History and Commentary from a Prairie Perspective

Herman Humpback was a happy whale. There were more of his kind. There were Hubert and Henry and Homer and Humperdinck swimming close by. He liked to surface to see the girl whales blowing. There was Helen and Helga and Hilda and Hermione and Hazel. They were all frolicking in the water that makes a clear, blue wedge from the Pacific Ocean into the Great Bear Basin.

He often saw the small creatures walking upright on two legs along the beach. He didn't know that they were the same kind of creatures in concrete canyons far away who were telling the world Herman and his friends had become so numerous they were no longer in danger of becoming extinct. He didn't know there were two-legged creatures in the concrete canyons who wanted to bring two big pipes carrying crude oil and condensate to the place called Kitimat. He didn't know the announcement that he had many more friends was cause for rejoicing. He didn't know it carried with it the unspoken message that, if he and some of his friends were smothered by crude oil from a fractured pipeline or a foundered oil tanker, it wouldn't matter because the spill could never kill all of his species. Those who died would, without their knowledge or consent, pay the price of progress.

Other animals knew nothing about what the creatures in the concrete canyons were planning. The bears thought they and their kind would always be able to come down to the water to fish. The caribou thought they would always be able to browse on the land. The mountain lions thought they would always eat hoary marmots and the marmots thought they would always eat mountain grasses. Animals avoid danger, if they can, but they can neither see nor understand the danger that is approaching.

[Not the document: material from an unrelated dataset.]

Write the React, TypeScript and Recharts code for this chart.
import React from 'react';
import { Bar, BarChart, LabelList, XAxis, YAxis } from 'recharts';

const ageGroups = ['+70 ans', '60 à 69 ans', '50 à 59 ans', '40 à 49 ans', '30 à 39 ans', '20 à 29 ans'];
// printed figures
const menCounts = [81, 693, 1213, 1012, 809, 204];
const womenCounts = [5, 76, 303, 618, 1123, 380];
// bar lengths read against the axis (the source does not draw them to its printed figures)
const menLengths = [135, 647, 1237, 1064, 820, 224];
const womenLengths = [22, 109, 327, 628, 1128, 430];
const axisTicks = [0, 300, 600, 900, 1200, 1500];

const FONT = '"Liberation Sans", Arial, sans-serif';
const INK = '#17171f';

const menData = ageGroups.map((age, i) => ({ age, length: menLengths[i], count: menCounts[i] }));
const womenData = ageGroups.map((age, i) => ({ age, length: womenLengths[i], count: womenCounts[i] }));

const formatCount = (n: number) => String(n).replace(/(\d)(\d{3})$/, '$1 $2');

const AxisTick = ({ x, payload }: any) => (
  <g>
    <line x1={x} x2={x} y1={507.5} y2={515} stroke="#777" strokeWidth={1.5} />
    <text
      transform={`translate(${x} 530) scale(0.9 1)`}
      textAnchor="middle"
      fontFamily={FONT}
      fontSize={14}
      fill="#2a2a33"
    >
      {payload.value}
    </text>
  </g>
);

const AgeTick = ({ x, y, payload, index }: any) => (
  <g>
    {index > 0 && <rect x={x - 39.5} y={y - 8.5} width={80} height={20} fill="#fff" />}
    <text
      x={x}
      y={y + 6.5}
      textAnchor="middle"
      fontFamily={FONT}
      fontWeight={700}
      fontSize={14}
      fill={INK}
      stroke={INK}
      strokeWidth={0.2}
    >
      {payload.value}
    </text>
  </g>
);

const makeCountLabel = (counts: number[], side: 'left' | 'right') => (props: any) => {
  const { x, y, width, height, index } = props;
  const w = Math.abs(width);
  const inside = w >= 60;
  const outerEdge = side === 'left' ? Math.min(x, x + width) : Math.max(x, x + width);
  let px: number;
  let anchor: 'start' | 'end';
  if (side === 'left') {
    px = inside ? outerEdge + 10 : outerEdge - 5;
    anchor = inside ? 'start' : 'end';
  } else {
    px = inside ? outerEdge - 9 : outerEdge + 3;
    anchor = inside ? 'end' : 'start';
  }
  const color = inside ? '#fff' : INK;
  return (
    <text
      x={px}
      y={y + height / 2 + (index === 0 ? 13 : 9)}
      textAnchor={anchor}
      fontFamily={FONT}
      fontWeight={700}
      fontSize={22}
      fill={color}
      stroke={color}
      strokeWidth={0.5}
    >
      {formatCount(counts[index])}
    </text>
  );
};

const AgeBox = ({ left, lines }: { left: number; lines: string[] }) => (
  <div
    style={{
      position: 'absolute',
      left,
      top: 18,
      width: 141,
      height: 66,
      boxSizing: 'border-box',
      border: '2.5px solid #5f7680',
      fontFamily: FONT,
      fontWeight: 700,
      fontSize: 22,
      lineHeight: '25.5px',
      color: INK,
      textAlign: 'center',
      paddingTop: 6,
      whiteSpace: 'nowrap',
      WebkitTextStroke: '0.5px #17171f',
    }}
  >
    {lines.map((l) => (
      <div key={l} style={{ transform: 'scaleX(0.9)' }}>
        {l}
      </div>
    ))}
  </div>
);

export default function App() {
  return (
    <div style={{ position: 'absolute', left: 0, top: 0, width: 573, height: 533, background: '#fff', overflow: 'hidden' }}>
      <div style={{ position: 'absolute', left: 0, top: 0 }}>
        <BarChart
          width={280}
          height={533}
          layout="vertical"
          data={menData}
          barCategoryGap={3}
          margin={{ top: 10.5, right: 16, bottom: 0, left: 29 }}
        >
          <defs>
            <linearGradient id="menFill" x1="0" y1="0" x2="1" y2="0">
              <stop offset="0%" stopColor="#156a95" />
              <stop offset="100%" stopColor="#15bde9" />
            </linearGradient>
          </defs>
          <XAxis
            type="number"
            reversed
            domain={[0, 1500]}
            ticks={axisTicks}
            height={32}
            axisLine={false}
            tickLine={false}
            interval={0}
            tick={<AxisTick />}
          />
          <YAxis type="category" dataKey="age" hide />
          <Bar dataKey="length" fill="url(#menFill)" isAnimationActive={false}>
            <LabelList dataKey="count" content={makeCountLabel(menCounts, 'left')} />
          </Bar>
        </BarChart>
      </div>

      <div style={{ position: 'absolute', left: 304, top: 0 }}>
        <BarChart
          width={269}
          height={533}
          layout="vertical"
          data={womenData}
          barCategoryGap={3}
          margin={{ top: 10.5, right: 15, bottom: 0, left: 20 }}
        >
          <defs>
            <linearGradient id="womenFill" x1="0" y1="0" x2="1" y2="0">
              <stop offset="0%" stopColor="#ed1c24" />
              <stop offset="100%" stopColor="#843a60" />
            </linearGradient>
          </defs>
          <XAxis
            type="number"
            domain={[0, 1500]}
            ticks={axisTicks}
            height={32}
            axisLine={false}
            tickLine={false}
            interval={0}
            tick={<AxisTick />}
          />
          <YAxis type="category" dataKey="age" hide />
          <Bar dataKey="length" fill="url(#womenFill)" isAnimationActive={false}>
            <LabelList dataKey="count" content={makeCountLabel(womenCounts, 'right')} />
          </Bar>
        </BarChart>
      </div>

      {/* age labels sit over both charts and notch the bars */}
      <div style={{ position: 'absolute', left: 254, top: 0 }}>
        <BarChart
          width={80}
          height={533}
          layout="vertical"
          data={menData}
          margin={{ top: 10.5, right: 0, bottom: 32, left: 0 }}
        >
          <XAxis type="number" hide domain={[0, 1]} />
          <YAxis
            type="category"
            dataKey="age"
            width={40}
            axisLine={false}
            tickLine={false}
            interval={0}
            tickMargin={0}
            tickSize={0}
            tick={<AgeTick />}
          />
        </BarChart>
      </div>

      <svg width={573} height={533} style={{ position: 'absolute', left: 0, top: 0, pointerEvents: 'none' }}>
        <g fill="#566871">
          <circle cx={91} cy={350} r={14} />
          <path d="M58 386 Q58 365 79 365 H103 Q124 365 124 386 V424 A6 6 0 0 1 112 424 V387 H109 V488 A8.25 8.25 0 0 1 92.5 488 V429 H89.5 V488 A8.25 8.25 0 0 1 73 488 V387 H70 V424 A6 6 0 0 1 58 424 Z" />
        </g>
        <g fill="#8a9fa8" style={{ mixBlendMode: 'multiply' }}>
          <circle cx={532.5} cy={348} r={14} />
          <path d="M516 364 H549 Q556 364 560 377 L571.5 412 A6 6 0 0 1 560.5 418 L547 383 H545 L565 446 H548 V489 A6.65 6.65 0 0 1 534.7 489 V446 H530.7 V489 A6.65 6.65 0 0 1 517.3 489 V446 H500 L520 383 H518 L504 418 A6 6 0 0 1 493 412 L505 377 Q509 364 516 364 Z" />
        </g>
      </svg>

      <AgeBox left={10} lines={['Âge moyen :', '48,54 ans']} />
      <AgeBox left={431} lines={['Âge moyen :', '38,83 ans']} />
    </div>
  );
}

The only ones who understand are the other two-legged land dwellers who are close at hand. These are the people who were here long before Europeans came to lay claim to the land called Canada. For centuries their necessities for living and for cultural belief and expression came from the sea and the river, the forests and the mountain meadows. The creatures in the concrete canyons take their necessities for living and cultural beliefs from endless progressions of electronic gimmicks and food in jars and cans and plastic bubbles. They think the First Nations people should follow their unhealthy example.

Long ago, the poet William Wordsworth said "little we see in nature that is ours." He was seeing with European eyes. People of the First Nations have a long tradition of seeing all of the natural world and of being a part of it. In British Columbia they have their own proposal for the export of refined, rather than crude, oil. Will the creatures in the concrete canyons listen to them? It seems unlikely. Canada has plummeted from a high place in the ranks of environmentally aware nations to a very low one. It could plummet even further.

When the first pipeline ruptures or the first tanker founders, I hope Herman Humpback and his friends are far along on their annual migration to Hawaii.